Now that we got that out of the way, I'll try to explain.
Control Charting has nothing to do with specifications. In fact, if you have specification limits on an X-Bar/R chart, you aren't doing SPC. I'm not sure what you're doing but it isn't SPC.
The purpose of control charting is to determine when it may be economically justified to look for something that has created a meaningful change in the process. Generally these changes are called "Special Causes".
When there are no "Special Causes" suggested by the chart, one can:
* Make certain assumptions about the totality of product that the charted data represents. In other words, feel confident that the data shown on the chart can be extrapolated to the product that didn't get sampled.
* Feel confident that the process being examined can continue on into the future as the chart indicates until some "Special Cause" creates a change.

WHenever "Special Causes" are indicated, one has no meaningful confidence that the data represented by the chart is representative of the items that didn't get sampled, nor that they should be used to make any predictions about the future performance of the process.
In short, Control Charts for variable data have nothing to do with specifications. A process can indeed produce product that is consistent, and statistically stable, and yet have some percentage (or all product) out of specification.
J Bruman

simpsonm 1/7/2002

I may not have phrased my question right for what I am wondering.

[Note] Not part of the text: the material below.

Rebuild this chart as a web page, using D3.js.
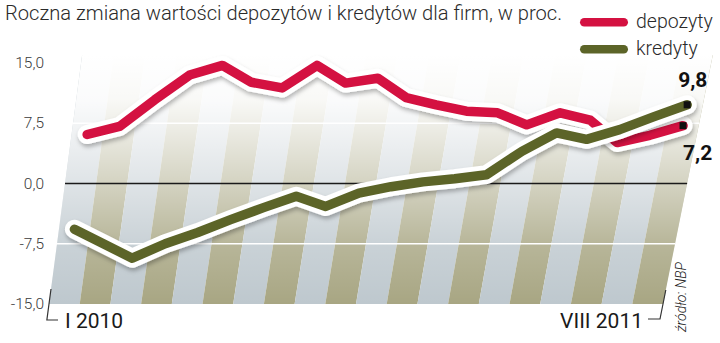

If you are using your control chart to monitor your process for special causes and you are dealing with subgroup sizes of n and in you subgroup one of those samples is out of spec. your plotted point can still be in control. I understand about process capability studies, but if you are an operator running your process and you get an out of spec condition but your subgroup value is in control how do you decide to make the change based on your control chart.